Cardinals coach Bruce Arians doesn't think too highly of the Eagles' read-option "offense."
Cardinals coach Bruce Arians doesn't think too highly of the Eagles' read-option "offense." (RICK SCUTERI / Associated Press)
Posted: November 30, 2013

Chip Kelly is an iconoclast.

He'd probably find a way to refute the general belief that he is one.

But Kelly set the record straight on several shared perceptions about his offense when he was asked Thursday about comments Bruce Arians made the day before about the read-option's being "a great college offense."

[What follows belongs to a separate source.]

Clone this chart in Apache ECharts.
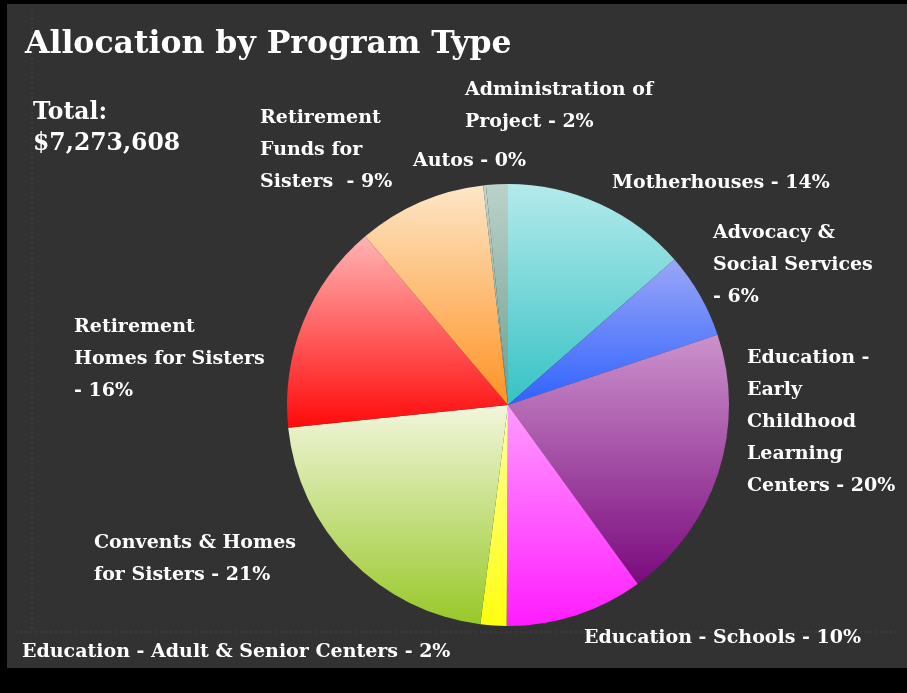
<!DOCTYPE html>
<html>
<head>
<meta charset="utf-8">
<script src="https://cdn.jsdelivr.net/npm/echarts@6/dist/echarts.min.js"></script>
<style>
html,body{margin:0;padding:0;background:#000;}
#chart{width:907px;height:693px;}
</style>
</head>
<body>
<div id="chart"></div>
<script>
// ---- data ----
const categories = [
  'Motherhouses',
  'Advocacy & Social Services',
  'Education - Early Childhood Learning Centers',
  'Education - Schools',
  'Education - Adult & Senior Centers',
  'Convents & Homes for Sisters',
  'Retirement Homes for Sisters',
  'Retirement Funds for Sisters',
  'Autos',
  'Administration of Project'
];
// percent of total allocation
const percents = [13.6, 6.3, 20.2, 10.1, 1.9, 21.4, 15.5, 9.4, 0.2, 1.6];
// label text (wrapped), percent appended
const labelPrefixes = [
  'Motherhouses - ',
  'Advocacy &\nSocial Services\n- ',
  'Education -\nEarly\nChildhood\nLearning\nCenters - ',
  'Education - Schools - ',
  'Education - Adult & Senior Centers - ',
  'Convents & Homes\nfor Sisters - ',
  'Retirement\nHomes for Sisters\n- ',
  'Retirement\nFunds for\nSisters  - ',
  'Autos - ',
  'Administration of\nProject - '
];
const titleText = 'Allocation by Program Type';
const totalText = 'Total:\n$7,273,608';

// ---- style ----
const gradients = [
  ['#b4eaec', '#36c2c4'],
  ['#9aa6f6', '#2f62ff'],
  ['#cc92cc', '#7a0a7e'],
  ['#ff9cff', '#ff1cff'],
  ['#ffff9a', '#ffff10'],
  ['#f2f6dc', '#98c828'],
  ['#ffb4b4', '#ff0a0a'],
  ['#fde6c8', '#ff9222'],
  ['#c0d4cc', '#7aa898'],
  ['#bcd2ca', '#6e9e8e']
];
const labelPos = [
  [612, 167], [713, 217], [747, 342], [584, 622], [22, 636],
  [94, 527], [74, 311], [260, 102], [413, 145], [465, 74]
];
const FONT = 'DejaVu Serif';

const chart = echarts.init(document.getElementById('chart'), null, {renderer: 'canvas'});
const seriesData = categories.map((c, i) => ({
  name: c,
  value: percents[i],
  itemStyle: {
    color: {
      type: 'linear', x: 0, y: 0, x2: 0, y2: 1,
      colorStops: [{offset: 0, color: gradients[i][0]}, {offset: 1, color: gradients[i][1]}]
    }
  }
}));

chart.setOption({
  backgroundColor: '#000',
  animation: false,
  graphic: [
    {type: 'rect', shape: {x: 7, y: 4, width: 900, height: 664}, style: {fill: '#323232'}, z: -10},
    {type: 'line', shape: {x1: 32, y1: 12, x2: 32, y2: 632}, style: {stroke: '#444', lineWidth: 1, lineDash: [2, 3]}, z: -9},
    {type: 'line', shape: {x1: 15, y1: 632, x2: 900, y2: 632}, style: {stroke: '#444', lineWidth: 1, lineDash: [2, 3]}, z: -9},
    {type: 'text', left: 25, top: 29, style: {text: titleText, fill: '#fff', font: 'bold 31.5px "' + FONT + '"'}},
    {type: 'text', left: 33, top: 97, style: {text: totalText, fill: '#fff', font: 'bold 23.5px "' + FONT + '"', lineHeight: 31}}
  ],
  series: [{
    type: 'pie',
    center: [508, 405],
    radius: 221,
    startAngle: 90,
    clockwise: true,
    data: seriesData,
    label: {
      show: true,
      position: 'outside',
      color: '#fff',
      fontFamily: FONT,
      fontWeight: 'bold',
      fontSize: 19,
      lineHeight: 32,
      overflow: 'none',
      formatter: p => labelPrefixes[p.dataIndex] + Math.round(p.value) + '%'
    },
    labelLine: {show: false},
    labelLayout: p => ({
      x: labelPos[p.dataIndex][0],
      y: labelPos[p.dataIndex][1],
      align: 'left',
      verticalAlign: 'top',
      width: 300
    }),
    emphasis: {disabled: true}
  }]
});
</script>
</body>
</html>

For one, the read-option isn't an offense, it's a play, Kelly said. Two, he doesn't run the read-option; he runs the zone-read, "if you want to get really technical." And lastly, Kelly said: "I don't care what other people think."

The Eagles coach wasn't directly addressing Arians. And for the record, the Cardinals coach wasn't specifically talking about Kelly's offense when he was asked about the read-option and how it's related to Robert Griffin III's sophomore slump in Washington.

But Kelly has spent a good deal of his 10 months in the NFL debunking labels that have been attached to his offense, which, it should be noted, is fourth in the league in total yards and ninth in points.

"I try to say this all the time. Here's our offense: We run the 'See Coast' offense," Kelly joked. "If we see something, and we like it and think it fits, we're going to run it. So the Philadelphia Eagles run the See Coast offense."

Arians, who has coached in the NFL on and off for the last 25 years, said that his objection to the read-option is that it too often puts a quarterback in harm's way.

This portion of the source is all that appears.